Best Habits for Maintaining a Strong Credit Score

  1. Pay every bill on time, every month.
  2. Keep credit card balances low compared with limits.
  3. Use credit regularly but responsibly so accounts remain active.
  4. Monitor credit reports for errors or identity theft.
  5. Apply for new credit only when necessary.
  6. Build an emergency fund to avoid relying on high-interest debt.

In 2026, credit health is not about tricks or shortcuts alone. It is about creating a pattern of reliability that lenders can see. Quick tactics may help, but long-term habits protect the score after it improves.

FAQ

What is a good credit score in 2026?

A good credit score is generally considered to be around 670 or higher. Scores above 740 are often viewed as very good, while scores above 800 are typically excellent.

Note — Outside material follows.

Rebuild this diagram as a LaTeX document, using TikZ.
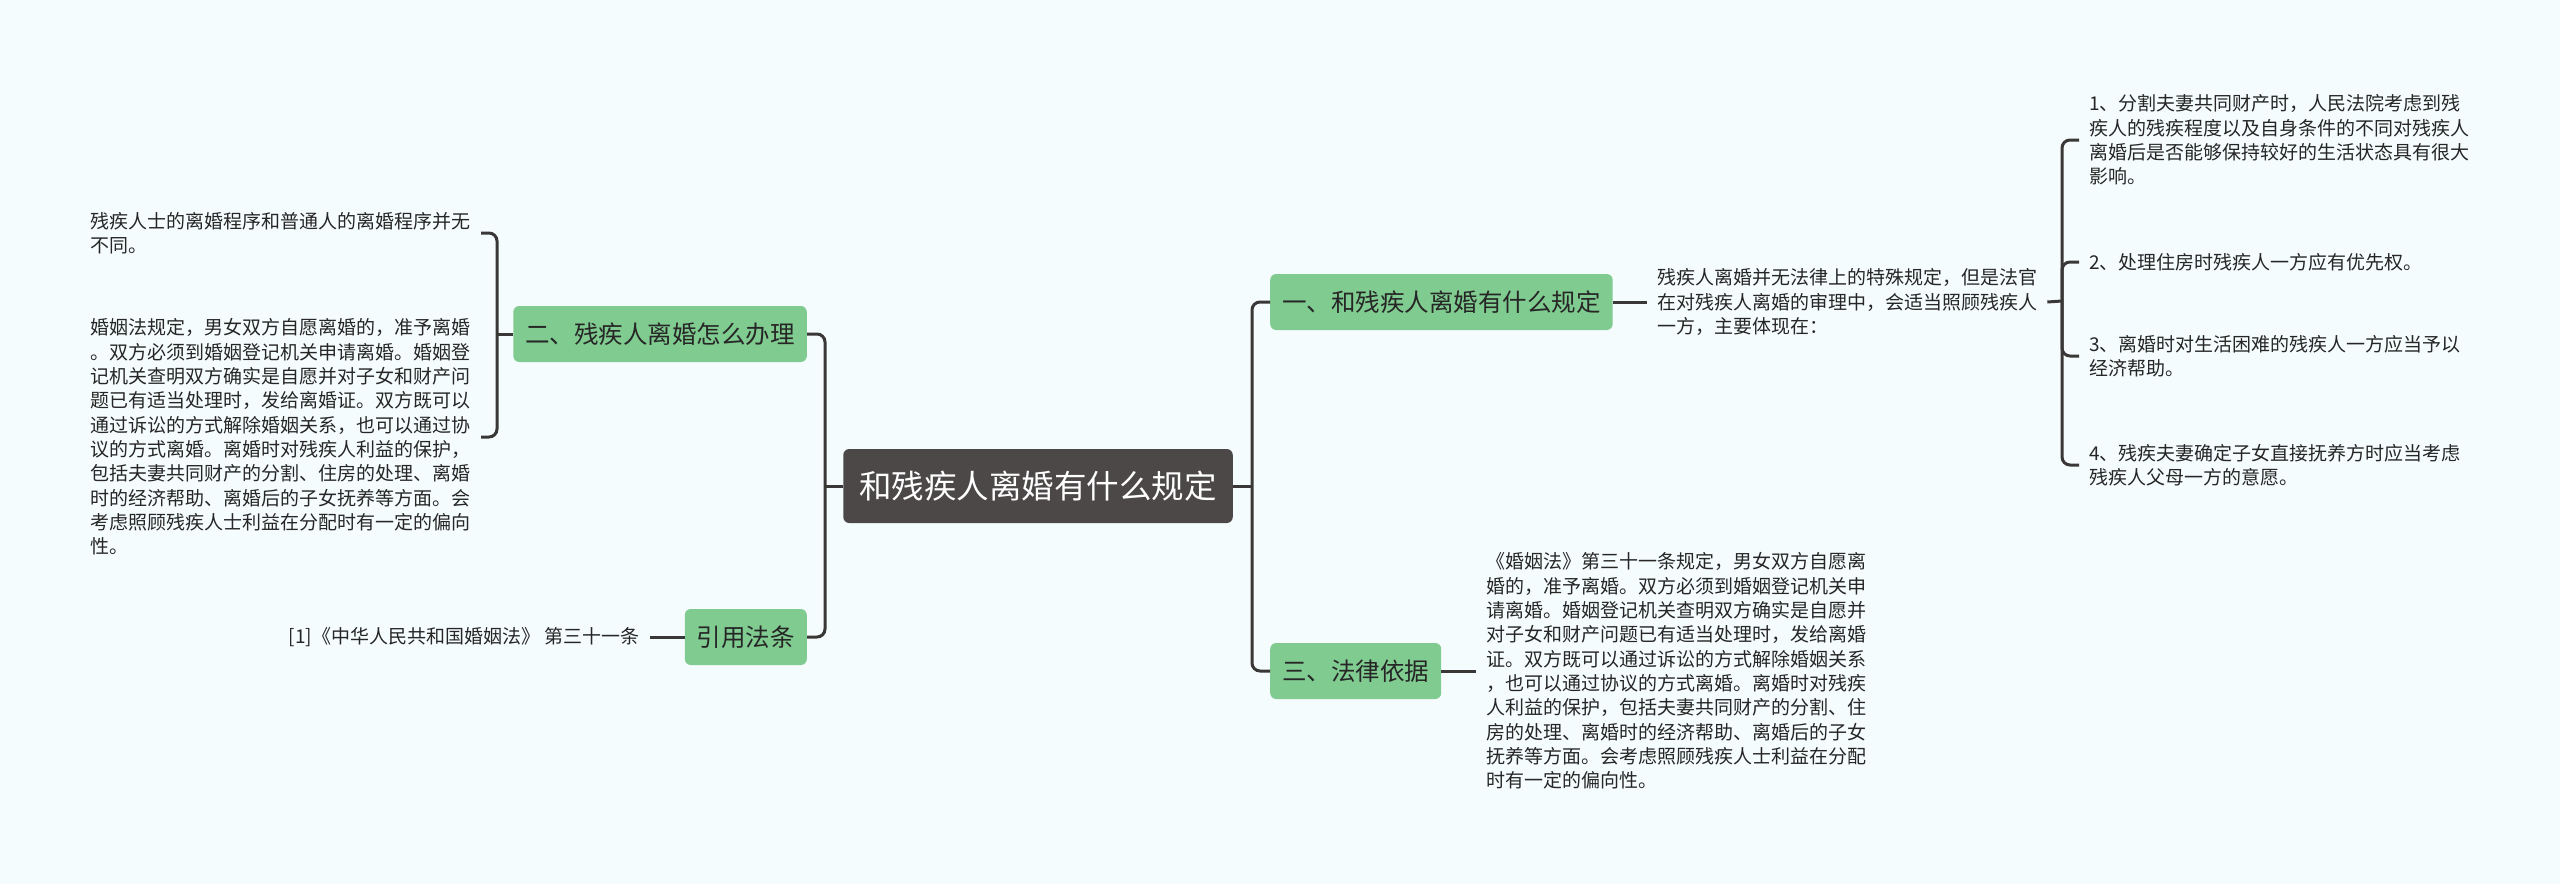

What improves a credit score the fastest?

For many consumers, the fastest improvement comes from paying down credit card balances, especially when utilization is high. Correcting credit report errors can also produce quick results if inaccurate negative information is removed.

Does paying off a loan raise a credit score?

Paying off a loan can help overall financial health, but the score impact varies. It may slightly lower a score in some cases if it reduces credit mix or closes an installment account, but positive payment history remains valuable.

How often does a credit score update?

A credit score can update whenever new information is reported to the credit bureaus. Many lenders report once per month, but timing varies by account and issuer.

Can a person have a credit score without a credit card?

Yes, a person may have a score through student loans, auto loans, personal loans, or other reported credit accounts. However, responsibly managed credit cards can be helpful for building revolving credit history.

Does rent affect credit scores?

Rent may affect a credit score if it is reported to the credit bureaus through a rent-reporting service or property management system. Otherwise, ordinary rent payments may not appear on a credit report.

Is it possible to improve a credit score in 30 days?

Yes, some improvement may be possible in 30 days, especially by lowering reported credit card balances or removing an error. Larger improvements usually require several months of consistent positive behavior.